▶ **Stated exercise**
Among the entries below, extract exactly the lines that run from the one with "Write a Python" through the one with "200, 300, 400, 500, 600, 700, 800, 900, 1000]", both ends included.

▶ **Provided entries**
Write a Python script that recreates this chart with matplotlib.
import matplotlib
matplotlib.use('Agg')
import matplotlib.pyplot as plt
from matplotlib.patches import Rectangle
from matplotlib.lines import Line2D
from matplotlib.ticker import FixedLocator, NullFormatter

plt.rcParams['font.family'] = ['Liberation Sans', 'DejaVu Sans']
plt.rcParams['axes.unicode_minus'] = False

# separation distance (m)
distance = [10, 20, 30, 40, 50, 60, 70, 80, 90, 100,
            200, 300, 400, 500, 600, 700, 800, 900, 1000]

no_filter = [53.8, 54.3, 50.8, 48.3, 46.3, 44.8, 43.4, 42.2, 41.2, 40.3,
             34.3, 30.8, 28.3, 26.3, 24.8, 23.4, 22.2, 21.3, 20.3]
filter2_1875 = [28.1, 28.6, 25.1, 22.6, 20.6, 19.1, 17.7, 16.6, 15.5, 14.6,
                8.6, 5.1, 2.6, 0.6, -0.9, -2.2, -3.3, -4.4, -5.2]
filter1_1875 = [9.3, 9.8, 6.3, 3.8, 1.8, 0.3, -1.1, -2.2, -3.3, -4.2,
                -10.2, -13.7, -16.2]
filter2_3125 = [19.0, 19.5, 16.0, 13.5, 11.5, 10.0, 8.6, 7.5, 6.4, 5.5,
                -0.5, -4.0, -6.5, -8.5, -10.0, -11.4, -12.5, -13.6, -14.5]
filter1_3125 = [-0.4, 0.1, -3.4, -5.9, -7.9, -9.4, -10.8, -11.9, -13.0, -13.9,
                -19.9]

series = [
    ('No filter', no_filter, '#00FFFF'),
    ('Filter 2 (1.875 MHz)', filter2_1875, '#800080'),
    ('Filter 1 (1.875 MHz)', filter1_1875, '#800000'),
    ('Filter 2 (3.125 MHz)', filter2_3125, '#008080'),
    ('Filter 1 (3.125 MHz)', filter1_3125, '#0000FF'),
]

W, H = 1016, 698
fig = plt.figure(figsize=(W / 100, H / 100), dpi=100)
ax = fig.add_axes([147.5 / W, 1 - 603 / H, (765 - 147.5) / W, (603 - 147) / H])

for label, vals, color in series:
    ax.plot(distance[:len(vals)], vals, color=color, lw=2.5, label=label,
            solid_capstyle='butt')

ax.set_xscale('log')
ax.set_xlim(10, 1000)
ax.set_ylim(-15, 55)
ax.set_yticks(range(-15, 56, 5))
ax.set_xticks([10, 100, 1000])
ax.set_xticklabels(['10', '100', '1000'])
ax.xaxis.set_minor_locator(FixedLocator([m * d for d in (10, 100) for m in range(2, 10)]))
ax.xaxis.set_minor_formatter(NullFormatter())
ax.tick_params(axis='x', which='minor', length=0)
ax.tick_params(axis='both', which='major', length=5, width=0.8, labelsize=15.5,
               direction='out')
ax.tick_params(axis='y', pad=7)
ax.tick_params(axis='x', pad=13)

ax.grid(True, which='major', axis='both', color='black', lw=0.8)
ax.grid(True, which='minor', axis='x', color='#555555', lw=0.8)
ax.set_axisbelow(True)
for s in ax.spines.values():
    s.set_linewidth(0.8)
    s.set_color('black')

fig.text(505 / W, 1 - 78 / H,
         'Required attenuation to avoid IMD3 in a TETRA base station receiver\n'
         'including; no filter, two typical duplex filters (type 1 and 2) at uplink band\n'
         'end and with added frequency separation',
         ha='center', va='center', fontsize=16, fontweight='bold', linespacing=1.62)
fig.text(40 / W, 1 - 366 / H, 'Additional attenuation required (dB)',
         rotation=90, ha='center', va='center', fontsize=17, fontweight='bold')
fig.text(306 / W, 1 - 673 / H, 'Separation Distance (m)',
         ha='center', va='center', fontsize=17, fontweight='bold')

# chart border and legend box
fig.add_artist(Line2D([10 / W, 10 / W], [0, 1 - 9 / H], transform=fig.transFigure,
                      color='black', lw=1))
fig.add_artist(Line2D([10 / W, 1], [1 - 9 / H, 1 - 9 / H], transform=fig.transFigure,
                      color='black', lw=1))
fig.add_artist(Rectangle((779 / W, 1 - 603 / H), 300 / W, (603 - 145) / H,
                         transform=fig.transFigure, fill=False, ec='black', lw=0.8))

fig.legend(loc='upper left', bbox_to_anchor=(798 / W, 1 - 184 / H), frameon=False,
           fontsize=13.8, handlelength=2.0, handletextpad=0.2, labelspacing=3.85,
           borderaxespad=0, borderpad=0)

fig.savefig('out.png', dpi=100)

* * *

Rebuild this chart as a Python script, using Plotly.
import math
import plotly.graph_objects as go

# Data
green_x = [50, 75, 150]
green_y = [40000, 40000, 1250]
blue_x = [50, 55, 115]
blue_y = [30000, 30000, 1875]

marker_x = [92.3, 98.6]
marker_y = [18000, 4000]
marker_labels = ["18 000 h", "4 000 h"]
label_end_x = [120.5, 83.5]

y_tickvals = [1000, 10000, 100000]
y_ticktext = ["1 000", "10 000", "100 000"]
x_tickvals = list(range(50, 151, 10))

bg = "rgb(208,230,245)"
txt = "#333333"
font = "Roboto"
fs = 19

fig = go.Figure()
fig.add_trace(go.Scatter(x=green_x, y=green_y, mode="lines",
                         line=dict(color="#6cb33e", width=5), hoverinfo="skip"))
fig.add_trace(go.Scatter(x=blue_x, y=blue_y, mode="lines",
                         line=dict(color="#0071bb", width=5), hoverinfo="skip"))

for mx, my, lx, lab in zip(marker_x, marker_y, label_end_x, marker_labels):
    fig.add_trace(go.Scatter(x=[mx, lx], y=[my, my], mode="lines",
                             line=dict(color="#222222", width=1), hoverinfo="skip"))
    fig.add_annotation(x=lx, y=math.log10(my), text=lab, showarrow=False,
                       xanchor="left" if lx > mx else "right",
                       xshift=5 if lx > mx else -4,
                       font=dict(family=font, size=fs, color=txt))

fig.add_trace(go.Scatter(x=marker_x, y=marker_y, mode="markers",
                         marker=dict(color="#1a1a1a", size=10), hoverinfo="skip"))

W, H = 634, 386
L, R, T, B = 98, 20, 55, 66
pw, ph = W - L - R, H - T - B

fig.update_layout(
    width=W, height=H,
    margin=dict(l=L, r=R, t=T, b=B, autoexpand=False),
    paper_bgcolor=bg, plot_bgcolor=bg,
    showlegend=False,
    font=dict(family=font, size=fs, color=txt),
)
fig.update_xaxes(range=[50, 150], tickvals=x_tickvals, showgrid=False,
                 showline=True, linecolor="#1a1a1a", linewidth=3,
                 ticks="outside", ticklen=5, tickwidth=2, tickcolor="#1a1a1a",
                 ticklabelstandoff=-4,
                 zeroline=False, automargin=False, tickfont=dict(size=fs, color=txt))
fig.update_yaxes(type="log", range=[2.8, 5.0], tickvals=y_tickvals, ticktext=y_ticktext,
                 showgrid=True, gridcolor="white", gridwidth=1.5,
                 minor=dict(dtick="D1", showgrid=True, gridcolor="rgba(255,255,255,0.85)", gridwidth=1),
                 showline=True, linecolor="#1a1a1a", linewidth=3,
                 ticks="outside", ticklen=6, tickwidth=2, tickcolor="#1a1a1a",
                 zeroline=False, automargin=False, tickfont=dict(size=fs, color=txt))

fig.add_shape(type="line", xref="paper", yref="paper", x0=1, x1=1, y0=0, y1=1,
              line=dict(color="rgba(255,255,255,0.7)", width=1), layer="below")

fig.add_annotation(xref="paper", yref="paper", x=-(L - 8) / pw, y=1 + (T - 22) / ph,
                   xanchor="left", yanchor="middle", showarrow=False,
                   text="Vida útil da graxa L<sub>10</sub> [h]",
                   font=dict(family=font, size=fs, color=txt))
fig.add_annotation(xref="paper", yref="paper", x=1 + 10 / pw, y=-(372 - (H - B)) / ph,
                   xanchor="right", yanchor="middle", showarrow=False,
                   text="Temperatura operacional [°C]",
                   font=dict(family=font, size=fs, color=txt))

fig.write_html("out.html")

---

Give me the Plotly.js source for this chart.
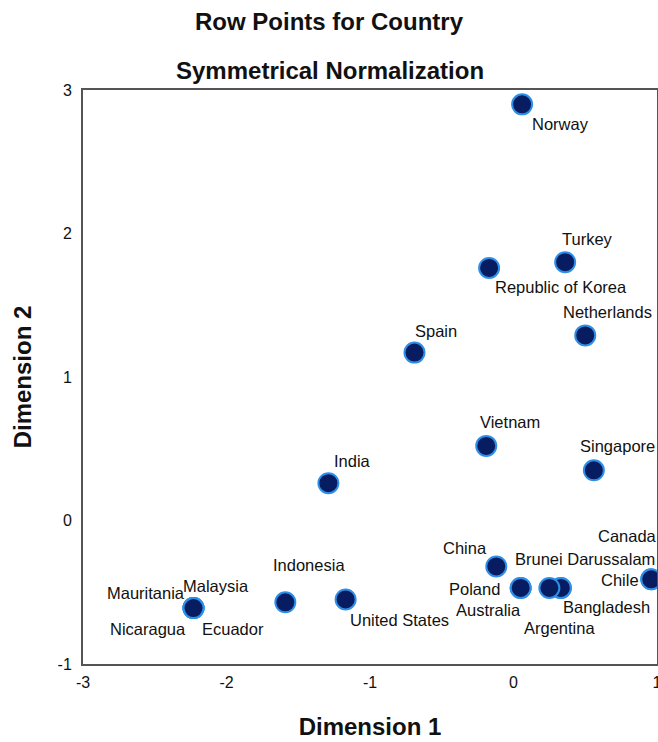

▶ **Response to the task**
Write a Python script that recreates this chart with matplotlib.
import matplotlib
matplotlib.use('Agg')
import matplotlib.pyplot as plt
from matplotlib.patches import Rectangle
from matplotlib.lines import Line2D
from matplotlib.ticker import FixedLocator, NullFormatter

plt.rcParams['font.family'] = ['Liberation Sans', 'DejaVu Sans']
plt.rcParams['axes.unicode_minus'] = False

# separation distance (m)
distance = [10, 20, 30, 40, 50, 60, 70, 80, 90, 100,
            200, 300, 400, 500, 600, 700, 800, 900, 1000]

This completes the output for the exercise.